I think I’ve told you this before. Years ago, when I was struggling to understand the truth about the article of justification, and to determine whether or not UOJ was true, as all the Lutheran synods were teaching, it wasn’t easy. Practically all the Lutheran churches in America insisted that UOJ was true, that it had always been taught by the Christian Church and, specifically, by the Lutheran Church, and that it had to be believed. That’s not as much pressure as Martin Luther experienced 500 years ago, facing the whole Holy Roman Empire, but it was still a lot of pressure. I studied this church father and that church father and found plenty of support there. But you know what finally gave me peace? The only thing that gave me peace and that convinced me of the truth? It was just going through the word of Jesus, passage by passage, that talked about justification. And after being immersed in the word of Jesus, looking at all the passages together, the truth became clear. I knew the truth, just as you have known it.
And that truth, that sinners are justified by faith alone in Christ Jesus, is the other main theme of the Reformation. It was a Reformation about truth, and about freedom, which is directly related to the sinner’s justification.
You will know the truth, Jesus said, and the truth will set you free! The problem was, the unbelieving Jews, the ones who had, up until this point, rejected Jesus’ word as truth, the ones who stood on the traditions of the Jewish Church even more than they stood on the inspired Scriptures, didn’t think, didn’t realize they needed to be set free. The Jews answered him, “We are Abraham’s seed and have never been enslaved to anyone. How can you say, ‘You will become free’?” The Jews of Jesus’ day had that idea in common with many Jews still today, that, because they were physically descended from Abraham, they were and must always remain the chosen people of God, enslaved to no one, always acceptable in God’s sight because of who their ancestor was, and because of how obedient they were to the Law of Moses. They concluded that for those two reasons, because of their ancestry and because of their obedience to the Law, they were and would always be free.
Then along comes Jesus and bursts their bubble. He answered them, “Truly, truly, I say to you, everyone who practices sin is a slave of sin. Now, even the self-righteous Pharisees didn’t go around claiming that they never sinned. It takes a special kind of self-delusion for anyone to say, “I don’t sin. I’m sinless and perfect in every way.” But here, Jesus lays down the hard truth: If you commit sin, then you are a slave. A slave of sin, without the ability to work your way out of that slavery, without the free will to choose your way out of that slavery. Slaves don’t have free will to stop being slave, do they? Your ancestry doesn’t help you, if you practice sin. Your obedience doesn’t free you, if you also disobey, at times, if you also sin. There’s only one way to escape this slavery of sin. Now, a slave does not remain in the house forever. In other words, you Jews who practice sin, and put your confidence in your ancestry, or in your obedience, even now you’re only in God’s house as slaves, slaves who will eventually be sent away from God’s house entirely. But a son remains forever. Therefore, if the Son sets you free, you will be free indeed. Free, not to be dismissed from God’s house, but to remain in God’s house forever, not as slaves, but as sons. The Son of God, Jesus Christ, is only one who can free you from the slavery to sin, who can give you the right to become free children of God, who have a permanent place in His home.
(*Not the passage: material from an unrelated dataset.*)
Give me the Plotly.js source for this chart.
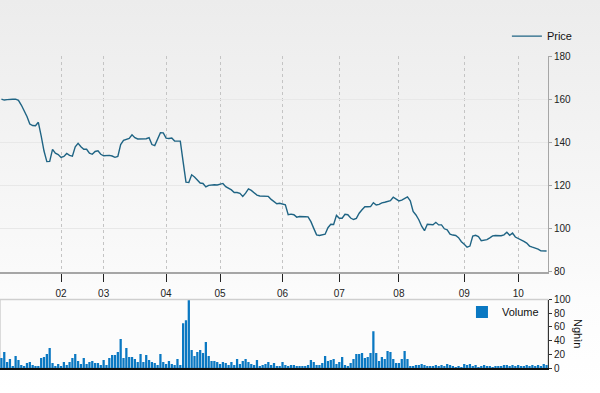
<!DOCTYPE html>
<html>
<head>
<meta charset="utf-8">
<script src="https://cdn.plot.ly/plotly-3.0.1.min.js"></script>
<style>html,body{margin:0;padding:0;background:#fff;}#chart{width:600px;height:393px;}</style>
</head>
<body>
<div id="chart"></div>
<script>
// Month tick labels and the trading-day index where each month starts
const monthLabels = ['02','03','04','05','06','07','08','09','10'];
const monthStartIdx = [21, 36, 58, 77, 99, 119, 140, 163, 182];

// Daily closing price
const price = [
160,159.6,159.8,160,160,160,159.5,157.3,155,152,148.5,147.8,147.7,149.3,143,136,131.1,131.2,136.8,135,
134.4,133,133.5,134.9,134,133.6,138,139.6,138,136.8,136.8,135,134.5,135.8,136.1,134.5,133.8,133.9,
134,133.7,133.1,133.5,139,140.9,141.3,141.8,143.5,142.2,141.6,141.6,141.9,141.7,142.2,139,138.5,141.2,
144.5,144.4,142,141.8,142,140.6,140.6,140.6,131,121.6,121.4,125,124,122.5,121.2,121,119.4,120.1,120.4,
120.4,120.3,120.6,121,119.5,118.8,118,116.8,116.8,116.4,115,116.5,118.5,117.8,116.8,115.6,115.2,115.2,
115.2,
115,113.6,112.5,111.6,111.8,111.5,111.1,106.5,106.8,106.5,105.4,105.7,105.8,105.6,105.5,103.3,100.2,
97.2,96.9,97.1,97.5,100.5,102.1,102,106.2,104.9,104.9,106.7,106.5,105,104.3,104.8,107.2,108.8,110.2,
110.2,110.3,112.1,111,111.3,112,112.3,112.6,113,114.6,113.8,112.9,113.3,114.2,114.8,113,108,106.4,104.2,
101.2,99.1,102.1,102,101.9,103,101.8,101.8,100,99.5,97.5,97.1,96.9,95.9,94,92.8,91.5,92,96.6,97,96.4,
94.5,94.6,95,95.8,96.7,96.9,
96.85,
96.8,97.2,98.4,97,98,96.2,95.6,95,94.2,93.4,92,91.5,91.1,90.6,89.8,89.7,89.7
];

// Daily volume (thousands)
const volume = [
14.6,23.3,8.7,13.1,2.9,17.5,11.6,4.4,2.9,7.3,8.7,4.4,2.9,2.9,14.6,16,20.4,29.1,7.3,2.9,
5.8,2.9,8.7,4.4,8.7,14.6,20.4,10.2,5.8,14.6,5.8,8.7,10.2,7.3,7.3,4.4,11.6,4.4,14.6,18.9,
18.9,23.3,42.2,14.6,29.1,16,16,13.1,8.7,20.4,8.7,18.9,11.6,8.7,7.3,4.4,20.4,8.7,5.8,10.2,
5.8,4.4,13.1,
4.4,65.5,69.8,99,26.2,17.5,23.3,26.2,21.8,37.8,17.5,10.2,10.2,8.7,5.8,8.7,7.3,4.4,8.7,4.4,
13.1,5.8,10.2,13.1,8.7,5.8,4.4,11.6,2.9,4.4,5.8,8.7,4.4,7.3,2.9,2.9,8.7,4.4,2.9,4.4,
4.4,2.9,2.9,2.9,2.9,4.4,11.6,8.7,4.4,4.4,7.3,17.5,10.2,11.6,13.1,5.8,8.7,16,4.4,2.9,
7.3,13.1,20.4,20.4,21.8,
14.6,16,21.8,53.8,21.8,10.2,16,13.1,24.7,23.3,13.1,7.3,7.3,13.1,24.7,13.1,2.9,2.9,4.4,4.4,
5.8,4.4,2.9,2.9,2.9,4.4,2.9,4.4,2.9,5.8,4.4,2.9,1.5,2.9,1.5,5.8,4.4,5.8,2.9,4.4,
1.5,2.9,4.4,2.9,2.9,1.5,2.9,2.9,2.9,4.4,4.4,2.9,4.4,2.9,4.4,2.9,2.9,4.4,2.9,4.4,
2.9,4.4,2.9,5.8,4.4
];

const dayIdx = price.map((_, i) => i);
const volIdx = volume.map((_, i) => i);
const n = Math.max(price.length, volume.length);

const font = 'Liberation Sans, Arial, sans-serif';

const gradSvg = "<svg xmlns='http://www.w3.org/2000/svg' width='600' height='393'>" +
  "<defs><linearGradient id='g' x1='0' y1='0' x2='0' y2='1'>" +
  "<stop offset='0' stop-color='#ececec'/><stop offset='0.69' stop-color='#fafafa'/>" +
  "<stop offset='0.76' stop-color='#fcfcfc'/><stop offset='1' stop-color='#ffffff'/>" +
  "</linearGradient></defs><rect width='600' height='393' fill='url(#g)'/></svg>";
const gradUri = 'data:image/svg+xml;charset=utf-8,' + encodeURIComponent(gradSvg);

const traces = [
  {
    type: 'scatter', mode: 'lines', name: 'Price',
    x: dayIdx, y: price, xaxis: 'x', yaxis: 'y',
    line: {color: '#1f6484', width: 1.4},
    showlegend: true, legend: 'legend', hoverinfo: 'skip'
  },
  {
    type: 'bar', name: 'Volume',
    x: volIdx, y: volume, xaxis: 'x2', yaxis: 'y2',
    marker: {color: '#0a78c2', line: {width: 0}},
    showlegend: true, legend: 'legend2', hoverinfo: 'skip'
  }
];

const layout = {
  width: 600, height: 393,
  margin: {l: 0, r: 52, t: 0, b: 0, pad: 0},
  paper_bgcolor: '#ffffff',
  plot_bgcolor: 'rgba(0,0,0,0)',
  font: {family: font, size: 10, color: '#222'},
  bargap: 0.2,
  hovermode: false,
  showlegend: true,
  images: [{
    source: gradUri, xref: 'paper', yref: 'paper',
    x: 0, y: 1, sizex: 600/548, sizey: 1,
    sizing: 'stretch', xanchor: 'left', yanchor: 'top', layer: 'below'
  }],
  xaxis: {
    domain: [0, 1], anchor: 'y',
    range: [-0.5, n - 0.5],
    tickmode: 'array', tickvals: monthStartIdx, ticktext: monthLabels,
    showgrid: true, gridcolor: '#c4c4c4', griddash: '3px,3px', gridwidth: 1,
    showline: true, linecolor: '#a6a6a6', linewidth: 2,
    ticks: 'outside', ticklen: 8, tickcolor: '#222', tickwidth: 1,
    ticklabelstandoff: 3,
    tickfont: {family: font, size: 10, color: '#222'},
    zeroline: false, fixedrange: true
  },
  yaxis: {
    domain: [0.3079, 0.8575], anchor: 'x', side: 'right',
    range: [80, 180], tick0: 80, dtick: 20,
    showgrid: true, gridcolor: '#e8e8e8', gridwidth: 1,
    showline: true, linecolor: '#a6a6a6', linewidth: 1,
    ticks: 'outside', ticklen: 3, tickcolor: '#a6a6a6',
    tickfont: {family: font, size: 10, color: '#222'},
    zeroline: false, fixedrange: true
  },
  xaxis2: {
    domain: [0, 1], anchor: 'y2', matches: 'x',
    range: [-0.5, n - 0.5],
    showticklabels: false, showgrid: false, ticks: '',
    showline: true, linecolor: '#111', linewidth: 2,
    zeroline: false, fixedrange: true
  },
  yaxis2: {
    domain: [0.0636, 0.2379], anchor: 'x2', side: 'right',
    range: [0, 100], tick0: 0, dtick: 20,
    showgrid: false,
    showline: true, linecolor: '#333', linewidth: 1,
    ticks: 'outside', ticklen: 3, tickcolor: '#333',
    tickfont: {family: font, size: 10, color: '#222'},
    zeroline: false, fixedrange: true
  },
  shapes: [{
    type: 'rect', xref: 'x2 domain', yref: 'y2 domain',
    x0: 0, x1: 1, y0: 0, y1: 1,
    line: {color: '#cfcfcf', width: 1.5}, fillcolor: '#fcfcfc', layer: 'below'
  }],
  legend: {
    visible: true,
    x: 0.925, y: 0.908, xanchor: 'left', yanchor: 'middle',
    bgcolor: 'rgba(0,0,0,0)', borderwidth: 0,
    font: {family: font, size: 11, color: '#111'}
  },
  legend2: {
    visible: true,
    x: 0.843, y: 0.206, xanchor: 'left', yanchor: 'middle',
    bgcolor: 'rgba(0,0,0,0)', borderwidth: 0,
    font: {family: font, size: 11, color: '#111'}
  },
  annotations: [{
    text: 'Nghìn', xref: 'paper', yref: 'paper',
    x: 578/548, y: 0.1527, xanchor: 'center', yanchor: 'middle',
    textangle: 90, showarrow: false,
    font: {family: font, size: 11, color: '#111'}
  }]
};

Plotly.newPlot('chart', traces, layout, {displayModeBar: false, staticPlot: true});
</script>
</body>
</html>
He does that “setting free” in two ways. He does it, first, by forgiving us our sins, by setting us free from the guilt of those sins that we commit, when He calls us to repent of our sins and to believe in Him, who has promised to set us free. That’s what justification is, God setting us free, Jesus setting us free from having to pay for our sins, from having to suffer for our sins, from having to work off or make atonement for our sins. He Himself is the Atoner, the Sacrifice of atonement, the Reconciler. His blood was the full price of our freedom. Faith in Him is the means by which He applies that atoning price to our account and sets us free.
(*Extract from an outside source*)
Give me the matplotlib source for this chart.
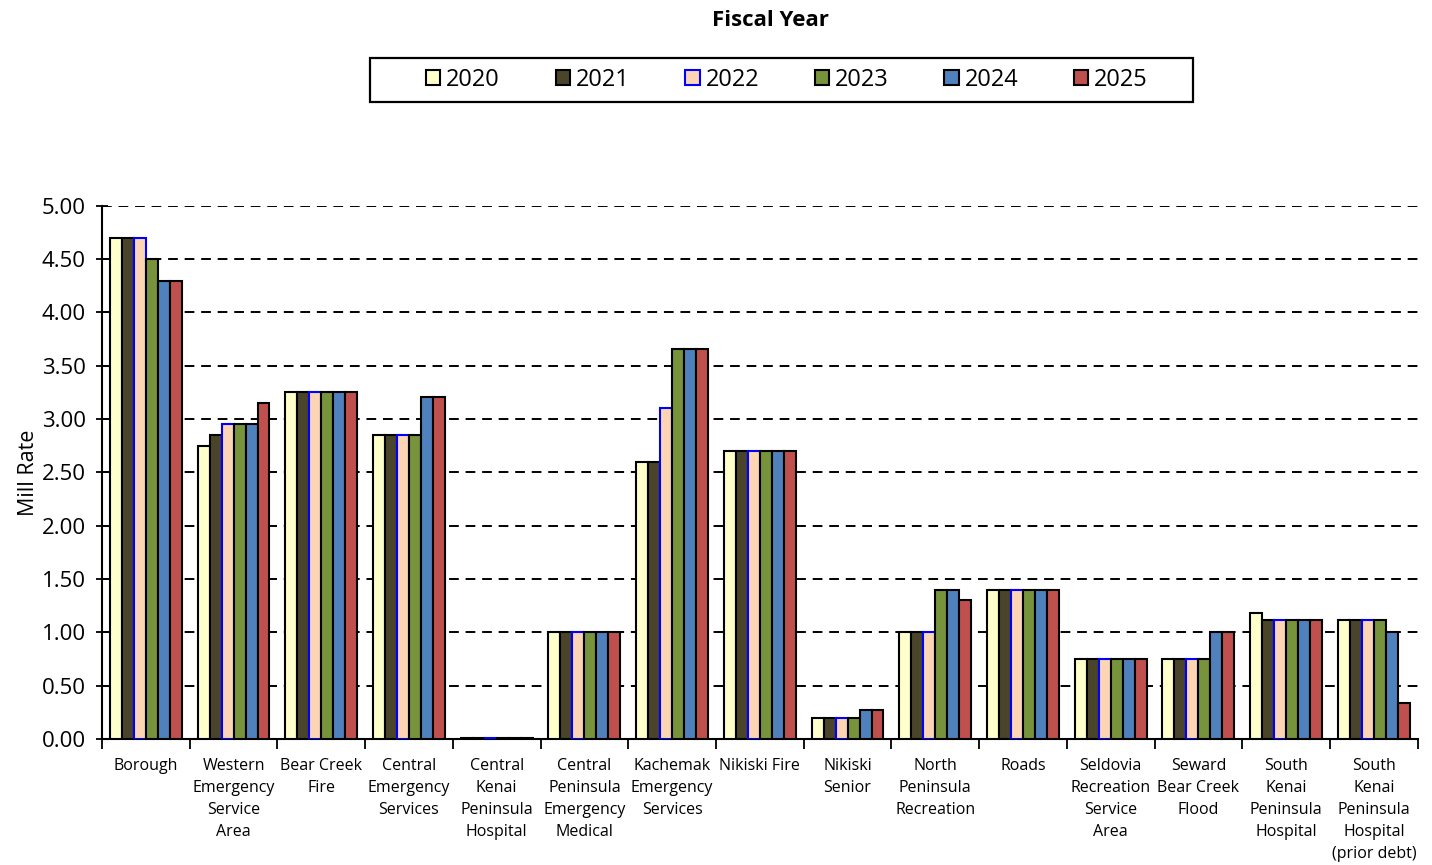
import matplotlib
matplotlib.use("Agg")
import matplotlib.pyplot as plt
from matplotlib.patches import Rectangle
import numpy as np

categories = ["Borough", "Western\nEmergency\nService\nArea", "Bear Creek\nFire",
              "Central\nEmergency\nServices", "Central\nKenai\nPeninsula\nHospital",
              "Central\nPeninsula\nEmergency\nMedical", "Kachemak\nEmergency\nServices",
              "Nikiski Fire", "Nikiski\nSenior", "North\nPeninsula\nRecreation", "Roads",
              "Seldovia\nRecreation\nService\nArea", "Seward\nBear Creek\nFlood",
              "South\nKenai\nPeninsula\nHospital",
              "South\nKenai\nPeninsula\nHospital\n(prior debt)"]
years = ["2020", "2021", "2022", "2023", "2024", "2025"]
fy2020 = [4.70, 2.75, 3.25, 2.85, 0.01, 1.00, 2.60, 2.70, 0.20, 1.00, 1.40, 0.75, 0.75, 1.18, 1.12]
fy2021 = [4.70, 2.85, 3.25, 2.85, 0.01, 1.00, 2.60, 2.70, 0.20, 1.00, 1.40, 0.75, 0.75, 1.12, 1.12]
fy2022 = [4.70, 2.95, 3.25, 2.85, 0.01, 1.00, 3.10, 2.70, 0.20, 1.00, 1.40, 0.75, 0.75, 1.12, 1.12]
fy2023 = [4.50, 2.95, 3.25, 2.85, 0.01, 1.00, 3.66, 2.70, 0.20, 1.40, 1.40, 0.75, 0.75, 1.12, 1.12]
fy2024 = [4.30, 2.95, 3.25, 3.21, 0.01, 1.00, 3.66, 2.70, 0.27, 1.40, 1.40, 0.75, 1.00, 1.12, 1.00]
fy2025 = [4.30, 3.15, 3.25, 3.21, 0.01, 1.00, 3.66, 2.70, 0.27, 1.30, 1.40, 0.75, 1.00, 1.12, 0.34]
series = [fy2020, fy2021, fy2022, fy2023, fy2024, fy2025]
fills = ["#FFFFCC", "#4A452A", "#FCD5B5", "#77933C", "#4F81BD", "#C0504D"]
edges = ["black", "black", "#0000FF", "black", "black", "black"]

plt.rcParams['font.family'] = ['Open Sans', 'DejaVu Sans']

W, H = 1432, 865
fig = plt.figure(figsize=(W / 100, H / 100), dpi=100)
ax = fig.add_axes([0.0712, 0.1457, 0.9188, 0.6163])

x = np.arange(len(categories))
n = len(series)
group_w = 0.82
bw = group_w / n
handles = []
for i, (vals, fc, ec) in enumerate(zip(series, fills, edges)):
    offs = -group_w / 2 + bw * (i + 0.5)
    b = ax.bar(x + offs, vals, bw, color=fc, edgecolor=ec, linewidth=1.5,
               label=years[i], zorder=3)
    handles.append(b)

ax.set_ylim(0, 5)
ax.set_xlim(-0.5, len(categories) - 0.5)
ticks = np.arange(0, 5.01, 0.5)
ax.set_yticks(ticks)
ax.set_yticklabels([f"{v:.2f}" for v in ticks], fontsize=16)
ax.yaxis.grid(True, color="black", linestyle=(0, (5, 3.5)), linewidth=1.4, zorder=0)
ax.set_axisbelow(True)
ax.tick_params(axis='y', direction='inout', length=9, width=1.3, pad=7)

ax.set_xticks(x)
ax.set_xticklabels(categories, fontsize=11.5, linespacing=1.5, va='top')
ax.tick_params(axis='x', length=0, pad=14)
ax.set_xticks(np.arange(-0.5, len(categories), 1), minor=True)
ax.tick_params(axis='x', which='minor', direction='out', length=7, width=1.3)

for side in ['top', 'right']:
    ax.spines[side].set_visible(False)
for side in ['left', 'bottom']:
    ax.spines[side].set_linewidth(1.5)

ax.set_ylabel("Mill Rate", fontsize=15.5, labelpad=2)

fig.text(770 / W, 1 - 21 / H, "Fiscal Year", ha='center', va='center', fontsize=16, fontweight='bold')

# legend frame (drawn as a figure rectangle)
fig.patches.append(Rectangle((370 / W, 1 - 102 / H), (1193 - 370) / W, 44 / H,
                             transform=fig.transFigure, fill=False, edgecolor='black',
                             linewidth=1.6))
leg = fig.legend(handles=handles, labels=years, loc='center', bbox_to_anchor=(787 / W, 1 - 80 / H),
                 ncol=6, fontsize=17, frameon=False,
                 handlelength=0.6, handleheight=0.6, handletextpad=0.25, columnspacing=2.36,
                 borderpad=0.2, borderaxespad=0)

fig.savefig("out.png", dpi=100)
But for all who have been set free from the slavery to sin, who have been justified and forgiven and made children of God, permanent members of His household, and heirs of eternal life, Christ’s act of setting us free, of justifying us, is also the beginning of something else. It’s the beginning of a new life of freedom. It’s the beginning of a new kind of obedience, not as slaves to sin anymore, but as slaves to righteousness—an entirely different kind of slavery, a good kind, even as Christ Himself was a willing “slave” or “servant” of His Father in heaven. By setting us free from sin through the forgiveness of sins, through the washing of Holy Baptism, He has freed us to become imitators of Him, the true Servant of God, as He both calls and enables us to walk in step with the Holy Spirit. We call this the freedom of “sanctification.” It’s an ongoing process as we are renewed, day after day, in the image of Christ, as the Holy Spirit guides us and pulls us along toward doing and thinking what is righteous, and good, and loving. It’s not a freedom to go on living in sin. It’s a freedom to serve God in righteousness and holiness that begins here and now, and that will be completed when we reach our heavenly home.
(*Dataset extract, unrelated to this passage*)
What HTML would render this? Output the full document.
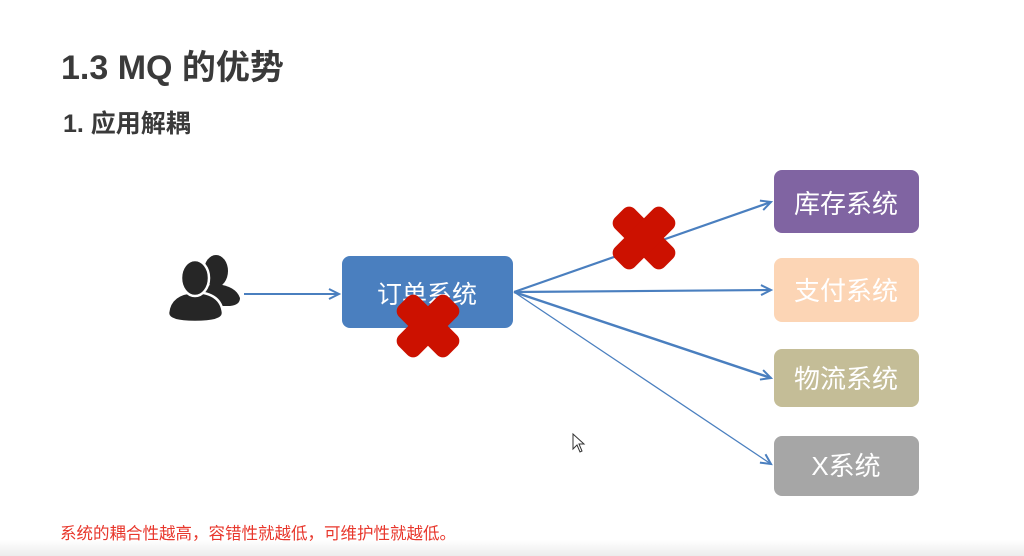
<!DOCTYPE html>
<html><head><meta charset="utf-8"><style>
html,body{margin:0;padding:0;background:#fff;}
body{width:1024px;height:556px;overflow:hidden;position:relative;font-family:"Liberation Sans","Noto Sans CJK SC",sans-serif;}
.t{position:absolute;font-weight:bold;color:#3a3a3a;white-space:nowrap;}
</style></head><body>
<div style="position:absolute;left:0;top:540px;width:1024px;height:16px;background:linear-gradient(#fff,#ececec);"></div>
<div class="t" style="left:61px;top:40px;font-size:34px;">1.3 MQ 的优势</div>
<div class="t" style="left:63px;top:104px;font-size:25px;">1. 应用解耦</div>
<div style="position:absolute;left:60px;top:520px;font-size:16.5px;color:#e8372c;white-space:nowrap;">系统的耦合性越高，容错性就越低，可维护性就越低。</div>
<svg width="1024" height="556" style="position:absolute;left:0;top:0" font-family="Liberation Sans, Noto Sans CJK SC, sans-serif">
<defs>
<marker id="a" markerWidth="14" markerHeight="14" refX="11" refY="6" orient="auto" markerUnits="userSpaceOnUse">
<path d="M1,1 L11,6 L1,11" fill="none" stroke="#4a7fbf" stroke-width="2"/>
</marker>
</defs>
<!-- people icon -->
<g fill="#262626">
<ellipse cx="216" cy="271" rx="12" ry="16"/>
<path d="M196,300 Q200,285 216,284 Q236,286 240,298 Q240,305 230,306 L204,306 Z"/>
<g stroke="#fff" stroke-width="2.5">
<path d="M168,313 Q170,293 195,292 Q221,293 223,313 Q223,322 195,322 Q168,322 168,313 Z"/>
<ellipse cx="195" cy="278" rx="14" ry="18"/>
</g>
</g>
<line x1="244" y1="294" x2="339" y2="294" stroke="#4a7fbf" stroke-width="2" marker-end="url(#a)"/>
<rect x="342" y="256" width="171" height="72" rx="8" fill="#4a7fbf"/>
<text x="427" y="303" font-size="25" fill="#fff" text-anchor="middle">订单系统</text>
<line x1="514" y1="292" x2="771" y2="202" stroke="#4a7fbf" stroke-width="2.2" marker-end="url(#a)"/>
<line x1="514" y1="292" x2="771" y2="290" stroke="#4a7fbf" stroke-width="2.2" marker-end="url(#a)"/>
<line x1="514" y1="292" x2="771" y2="378" stroke="#4a7fbf" stroke-width="2.5" marker-end="url(#a)"/>
<line x1="514" y1="292" x2="771" y2="464" stroke="#4a7fbf" stroke-width="1.3" marker-end="url(#a)"/>
<rect x="774" y="170" width="145" height="63" rx="8" fill="#8064a2"/>
<text x="846" y="213" font-size="26" fill="#fff" text-anchor="middle">库存系统</text>
<rect x="774" y="258" width="145" height="64" rx="8" fill="#fcd5b5"/>
<text x="846" y="300" font-size="26" fill="#fff" text-anchor="middle">支付系统</text>
<rect x="774" y="349" width="145" height="58" rx="8" fill="#c4bd97"/>
<text x="846" y="388" font-size="26" fill="#fff" text-anchor="middle">物流系统</text>
<rect x="774" y="436" width="145" height="60" rx="8" fill="#a6a6a6"/>
<text x="846" y="475" font-size="26" fill="#fff" text-anchor="middle">X系统</text>
<g fill="#cc1100">
<g transform="translate(644,238) rotate(45)"><rect x="-35" y="-14" width="70" height="28" rx="8"/><rect x="-14" y="-35" width="28" height="70" rx="8"/></g>
<g transform="translate(428,326) rotate(45)"><rect x="-35" y="-14" width="70" height="28" rx="8"/><rect x="-14" y="-35" width="28" height="70" rx="8"/></g>
</g>
<path d="M573,434 L573,449 L577,445 L580,452 L582,451 L579,444 L584,444 Z" fill="#fff" stroke="#333" stroke-width="1"/>
</svg>
</body></html>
These two issues—the source of truth and our ability to know it; and freedom from sin, what it is and how to achieve it—were at the center of the Lutheran Reformation, and they remain central issues still today. The Roman Church and the Eastern Church, and many who call themselves Lutheran, would have you look to Church Councils and Church Fathers and synods as a source of truth alongside the Word of God. Other churches would have you look inward, at your feelings and opinions about things. Still others would have you look for direct revelation from the Holy Spirit. And many of those same churches would have you seek freedom from sin in your own good works, in your own obedience, or, in the case of the synods, in an imaginary justification of the whole world. But here we are, along with still many in the world, left standing alongside Martin Luther at the Diet of Worms in 1521, pressured on all sides to give in: “Unless I am convinced by the testimony of Scripture and plain reason… my conscience is captive to the Word of God. I cannot and I will not recant anything, for to go against conscience is neither right nor safe. Here I stand; I can do no other. God help me. Amen.”
Be content to keep standing here beside Luther, especially on these issues of truth and freedom. It may seem lonely at times, and it will continue to require many sacrifices, on your part and mine, to remain in Jesus’ word, no matter what anyone else demands, and to embrace the freedom of justification by faith alone, no matter what anyone else teaches. Jesus calls these sacrifices “bearing the cross.” And if our dear Lord was willing to bear the cross of shame, suffering, and death for our sins, to free us from slavery, to grant us eternal joy and eternal life, how could we shrink back from bearing the cross that comes from faithfulness to Him? Remain in His Word. Remain in the freedom that comes from the truth. And let us all give thanks to God for bringing us back to true Christianity, and to this blessed fellowship with one another. Amen.